O direito à informação
A Comissão Parlamentar Mista de Inquérito (CPMI) instalada para investigar as suspeitas de atividades ilícitas do Sr. Carlos Cachoeira iniciou seus trabalhos de forma inédita: uma sessão teoricamente secreta para ouvir os depoimentos dos delegados da Polícia Federal que conduziram as investigações das operações Las Vegas e Monte Carlo, cujos notórios resultados já se encontram disponibilizados na internet e foram em parte divulgados pela imprensa.
Nesta sessão, o que vimos foi um começo extremamente preocupante. O Bloco do PT buscou colocar como suspeito o próprio Procurador-Geral da República, Roberto Gurgel: com certeza, uma vingança pelas denúncias a respeito do mensalão.
Ora, os próceres do PT sabem que a legislação não permite a um membro do Ministério Público manifestar-se na qualidade de testemunha, respondendo sobre procedimentos de suas atribuições. O depoimento de Gurgel, segundo Merval Pereira, no jornal “O Globo”, seria um rascunho de uma futura acusação, o que se constituiria em “prato cheio”, em um verdadeiro banquete para a defesa dos delinquentes nominados pela CPI.
Mas não é só isso: trata-se de uma sórdida intimidação com o intuito de fragilizar sua atuação nos próximos meses, quando fará a denúncia dos envolvidos no mensalão, no Supremo Tribunal Federal.
Nessa primeira reunião da CPMI, assistimos a membros da Comissão vociferando contra órgãos da imprensa.
Isso também é, da mesma forma, de extrema gravidade. Garrotear o direito de livre acesso à informação é garrotear os fundamentos éticos e políticos que estão na essência do sistema democrático.
A imprensa não pode ser uma simples extensão dos Governos, uma mera tuba de ressonância das ações governamentais. A expressão do pensamento e a liberdade de imprensa precisam constituir-se em direito prioritário no Estado pleno de Direito.
Aliás, no Dia Mundial da Liberdade de Imprensa, no início do mês, representantes das associações de editores do Brasil, da Argentina, do Chile, da Colômbia, do Equador e do Peru divulgaram documento para chamar a atenção para o número de jornalistas da América Latina assassinados no ano passado e para a necessidade de lutar contra a impunidade que ronda esses casos.
Vinte e nove jornalistas ou pessoas ligadas à imprensa foram assassinados na América Latina, em 2011, representando um terço do total mundial.
No Brasil, houve recentemente o assassinato de Décio Sá, de 42 anos, autor de um blog de denúncias de corrupção, em São Luís do Maranhão.
A referida declaração reafirma a importância da liberdade de imprensa para o debate público, para a formação de valores democráticos e para a fiscalização das autoridades por parte dos cidadãos.
O cientista italiano Norberto Bobbio, recentemente falecido, afirmava que, nas democracias, poucos são os eleitos, muitos os eleitores, mas todos os eleitores têm o direito de saber tudo aquilo que os eleitos fazem.

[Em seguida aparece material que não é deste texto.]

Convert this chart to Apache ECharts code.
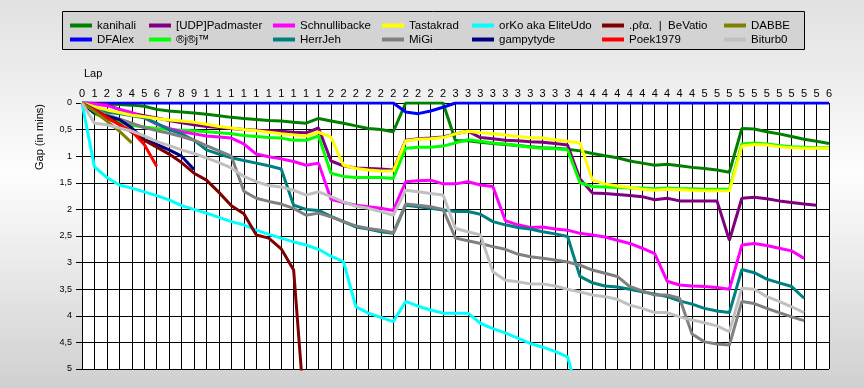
<!DOCTYPE html>
<html>
<head>
<meta charset="utf-8">
<script src="https://cdn.jsdelivr.net/npm/echarts@6/dist/echarts.min.js"></script>
<style>html,body{margin:0;padding:0;}#c{width:864px;height:388px;}</style>
</head>
<body>
<div id="c"></div>
<script>
// Tick labels (the original chart truncates lap numbers to their first digit)
const lapLabels = ['0','1','2','3','4','5','6','7','8','9',
  '1','1','1','1','1','1','1','1','1','1',
  '2','2','2','2','2','2','2','2','2','2',
  '3','3','3','3','3','3','3','3','3','3',
  '4','4','4','4','4','4','4','4','4','4',
  '5','5','5','5','5','5','5','5','5','5','6'];
const gapLabels = ['0','0,5','1','1,5','2','2,5','3','3,5','4','4,5','5'];

// Driver names (legend order, column by column)
const drivers = ['kanihali','DFAlex','[UDP]Padmaster','®j®j™','Schnullibacke','HerrJeh',
  'Tastakrad','MiGi','orKo aka EliteUdo','gampytyde','.ρℓα.  |  BeVatio','Poek1979','DABBE','Biturb0'];
const colors = ['#008000','#0000ff','#800080','#00ff00','#ff00ff','#008080',
  '#ffff00','#808080','#00ffff','#000080','#800000','#ff0000','#808000','#c0c0c0'];

// Gap to leader in minutes, one value per lap starting at lap 0
const kanihali = [0,0.01,0.02,0.03,0.04,0.06,0.12,0.15,0.17,0.19,
  0.21,0.24,0.27,0.29,0.31,0.33,0.34,0.36,0.38,0.29,
  0.34,0.38,0.43,0.48,0.50,0.54,0,0,0,0,
  0.71,0.71,0.74,0.76,0.78,0.80,0.82,0.84,0.85,0.87,
  0.90,0.95,0.99,1.03,1.09,1.13,1.17,1.15,1.18,1.21,
  1.23,1.26,1.30,0.48,0.49,0.54,0.58,0.63,0.68,0.72,0.76];
const DFAlex = [0,0,0,0,0,0,0,0,0,0, 0,0,0,0,0,0,0,0,0,0,
  0,0,0,0,0,0,0.17,0.2,0.15,0.08, 0,0,0,0,0,0,0,0,0,0,
  0,0,0,0,0,0,0,0,0,0, 0,0,0,0,0,0,0,0,0,0,0];
const Padmaster = [0,0.01,0.03,0.12,0.19,0.24,0.28,0.33,0.37,0.41,
  0.44,0.46,0.48,0.50,0.51,0.52,0.53,0.55,0.56,0.47,
  1.09,1.18,1.22,1.23,1.24,1.26,0.70,0.67,0.66,0.64,
  0.58,0.53,0.65,0.67,0.70,0.71,0.73,0.74,0.76,0.79,
  1.43,1.69,1.70,1.72,1.74,1.76,1.82,1.79,1.84,1.84,
  1.84,1.84,2.58,1.79,1.77,1.80,1.84,1.87,1.90,1.92];
const rjrj = [0,0.2,0.3,0.36,0.42,0.45,0.48,0.50,0.51,0.52,
  0.54,0.56,0.58,0.61,0.63,0.65,0.66,0.70,0.70,0.62,
  1.32,1.38,1.40,1.40,1.40,1.42,0.85,0.83,0.83,0.81,
  0.75,0.69,0.72,0.75,0.77,0.80,0.83,0.85,0.86,0.88,
  1.50,1.57,1.58,1.59,1.60,1.60,1.61,1.60,1.61,1.61,
  1.62,1.62,1.62,0.77,0.75,0.77,0.80,0.82,0.83,0.84,0.84];
const Schnullibacke = [0,0.02,0.05,0.12,0.18,0.28,0.40,0.48,0.54,0.58,
  0.62,0.64,0.66,0.77,0.96,1.01,1.05,1.10,1.17,1.13,
  1.81,1.87,1.92,1.95,1.98,2.02,1.48,1.46,1.45,1.52,
  1.52,1.48,1.54,1.57,2.21,2.29,2.34,2.33,2.37,2.39,
  2.45,2.48,2.52,2.58,2.64,2.73,2.83,3.35,3.42,3.44,
  3.45,3.47,3.50,2.67,2.64,2.68,2.73,2.78,2.92];
const HerrJeh = [0,0.08,0.17,0.20,0.24,0.28,0.38,0.50,0.58,0.70,
  0.88,0.96,1.03,1.08,1.13,1.18,1.24,1.92,2.00,2.02,
  2.13,2.23,2.33,2.37,2.42,2.45,1.92,1.95,1.98,2.01,
  2.04,2.04,2.09,2.23,2.29,2.34,2.37,2.42,2.46,2.51,
  3.26,3.38,3.44,3.46,3.50,3.55,3.59,3.64,3.72,3.78,
  3.86,3.91,3.94,3.13,3.19,3.31,3.38,3.45,3.67];
const Tastakrad = [0,0.07,0.13,0.18,0.23,0.26,0.29,0.32,0.34,0.36,
  0.40,0.44,0.47,0.50,0.52,0.55,0.58,0.60,0.62,0.55,
  0.64,1.17,1.23,1.26,1.28,1.28,0.71,0.68,0.67,0.65,
  0.58,0.53,0.56,0.58,0.60,0.63,0.65,0.66,0.69,0.72,
  0.75,1.45,1.52,1.56,1.59,1.62,1.64,1.62,1.63,1.64,
  1.65,1.65,1.65,0.81,0.78,0.79,0.82,0.84,0.85,0.85,0.85];
const MiGi = [0,0.12,0.22,0.30,0.38,0.46,0.52,0.57,0.63,0.70,
  0.80,0.90,1.00,1.66,1.79,1.85,1.90,1.98,2.11,2.07,
  2.14,2.23,2.31,2.36,2.39,2.44,1.90,1.92,1.95,2.00,
  2.54,2.59,2.64,2.70,2.75,2.84,2.89,2.92,2.95,2.99,
  3.05,3.14,3.20,3.26,3.45,3.53,3.61,3.61,3.67,4.34,
  4.49,4.53,4.55,3.73,3.77,3.86,3.94,4.02,4.09];
const orKo = [0,1.20,1.40,1.54,1.60,1.67,1.74,1.82,1.93,2.00,
  2.07,2.15,2.23,2.29,2.39,2.47,2.54,2.61,2.67,2.75,
  2.88,2.98,3.83,3.95,4.03,4.11,3.73,3.82,3.89,3.95,
  3.95,3.95,4.14,4.24,4.32,4.42,4.52,4.59,4.67,4.77,5.6];
const gampytyde = [0,0.19,0.25,0.31,0.47,0.69,0.78,0.88,1.00,1.25];
const BeVatio = [0,0.13,0.26,0.40,0.55,0.70,0.83,0.96,1.12,1.32,
  1.45,1.68,1.93,2.08,2.48,2.54,2.74,3.14,6.2];
const Poek1979 = [0,0.14,0.28,0.41,0.53,0.78,1.19];
const DABBE = [0,0.16,0.34,0.53,0.75];
const Biturb0 = [0,0.38,0.41,0.47,0.53,0.62,0.72,0.80,0.88,0.95,
  1.03,1.12,1.22,1.38,1.48,1.55,1.58,1.64,1.73,1.67,
  1.76,1.86,1.94,1.98,2.04,2.11,1.64,1.67,1.70,1.73,
  2.36,2.42,2.48,3.17,3.33,3.36,3.40,3.40,3.44,3.50,
  3.55,3.61,3.64,3.69,3.80,3.86,3.94,3.94,4.02,4.08,
  4.13,4.19,4.30,3.48,3.50,3.64,3.73,3.83,3.94];

const seriesValues = [kanihali, DFAlex, Padmaster, rjrj, Schnullibacke, HerrJeh,
  Tastakrad, MiGi, orKo, gampytyde, BeVatio, Poek1979, DABBE, Biturb0];

const FONT = 'Liberation Sans, Arial, sans-serif';
const legendColLeft = [70,149,273,382,472,602,724];
const legendRowTop = [19.5,33.5];

const legends = drivers.map((name, i) => ({
  data: [name],
  left: legendColLeft[Math.floor(i / 2)],
  top: legendRowTop[i % 2],
  padding: 0,
  icon: 'rect',
  itemWidth: 22,
  itemHeight: 4,
  itemGap: 0,
  selectedMode: false,
  textStyle: { fontFamily: FONT, fontSize: 11.5, color: '#000', padding: [0,0,0,0] }
}));

const chart = echarts.init(document.getElementById('c'), null, { renderer: 'canvas' });
chart.setOption({
  animation: false,
  backgroundColor: {
    type: 'linear', x: 0, y: 0, x2: 0, y2: 1,
    colorStops: [
      { offset: 0, color: '#e1e1e1' },
      { offset: 0.45, color: '#fdfdfd' },
      { offset: 1, color: '#d0d0d0' }
    ]
  },
  color: colors,
  graphic: [
    { type: 'rect', z: -1, shape: { x: 62.5, y: 11.5, width: 742, height: 38 },
      style: { fill: '#d3d3d3', stroke: '#000', lineWidth: 1 } },
    { type: 'text', left: 84, top: 68,
      style: { text: 'Lap', fontFamily: FONT, fontSize: 11, fill: '#000' } },
    { type: 'text', x: 40, y: 137, rotation: Math.PI / 2,
      style: { text: 'Gap (in mins)', fontFamily: FONT, fontSize: 11, fill: '#000',
        align: 'center', verticalAlign: 'middle' } }
  ],
  legend: legends,
  grid: { left: 82, right: 35, top: 103, bottom: 19, show: true,
    backgroundColor: '#ffffff', borderWidth: 0, containLabel: false },
  xAxis: {
    type: 'value', position: 'top', min: 0, max: 60, interval: 1,
    axisLine: { show: true, lineStyle: { color: '#000', width: 1 } },
    axisTick: { show: false },
    axisLabel: { show: true, margin: 4, fontFamily: FONT, fontSize: 11, color: '#000',
      formatter: v => lapLabels[Math.round(v)] },
    splitLine: { show: true, lineStyle: { color: '#000', width: 1 } }
  },
  yAxis: {
    type: 'value', inverse: true, min: 0, max: 5, interval: 0.5,
    axisLine: { show: true, lineStyle: { color: '#000', width: 1 } },
    axisTick: { show: true, length: 6, lineStyle: { color: '#000' } },
    axisLabel: { margin: 10, fontFamily: FONT, fontSize: 9, color: '#000',
      formatter: v => gapLabels[Math.round(v / 0.5)] },
    splitLine: { show: true, lineStyle: { color: '#000', width: 1 } }
  },
  series: drivers.map((name, i) => ({
    name: name,
    type: 'line',
    clip: true,
    showSymbol: false,
    symbol: 'none',
    lineStyle: { width: 3, color: colors[i] },
    itemStyle: { color: colors[i] },
    emphasis: { disabled: true },
    data: seriesValues[i].map((v, lap) => [lap, v])
  }))
});
</script>
</body>
</html>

É a essência da formação de opinião pública e da própria democracia.
Por último, duas manifestações de políticos a respeito do assunto:
Em primeiro lugar, Oscar Vilhena Vieira, professor de Direito da FGV: “Só os governantes autoritários vêm a democracia constitucional como obstáculo ao enfrentamento dos problemas, razão pela qual tudo fazem para desmantelar o sistema de freios e contrapesos, implantar um sistema hiper presidencialista, em que se tenta permanentemente estraçalhar as leis e amordaçar a imprensa”.
Em segundo lugar, as palavras do jornalista Eugênio Bucci, em “O Estado de São Paulo: “Poder Judiciário que não julga, polícia que não investiga, governadores que fingem que não é com eles, traficantes que subornam políticos, milícias que promovem massacres: todos são expoentes distintos de uma mesma máquina que vem minando o Estado de Direito e ameaçando a liberdade. Há, no Brasil, um discurso anti-imprensa, um discurso fanatizante, ganhando volume em nosso continente. Em nome do combate a erros de jornalistas — muitas vezes erros lamentáveis —, o discurso investe não mais contra os erros, mas contra a própria instituição da imprensa livre, propondo cerceá-la de mil maneiras diferentes”.
Nasce daí um caldo de cultura que, demonizando os órgãos de informação, facilita ainda mais a rotina dos narcotraficantes e dos que matam jornalistas. E, matando jornalistas, vão acabar oprimindo todo o povo brasileiro.
Antonio Carlos de Mendes Thame é professor licenciado do Departamento de Economia da ESALQ/USP, deputado federal (PSDB/SP) e Líder da Minoria na Câmara dos Deputados.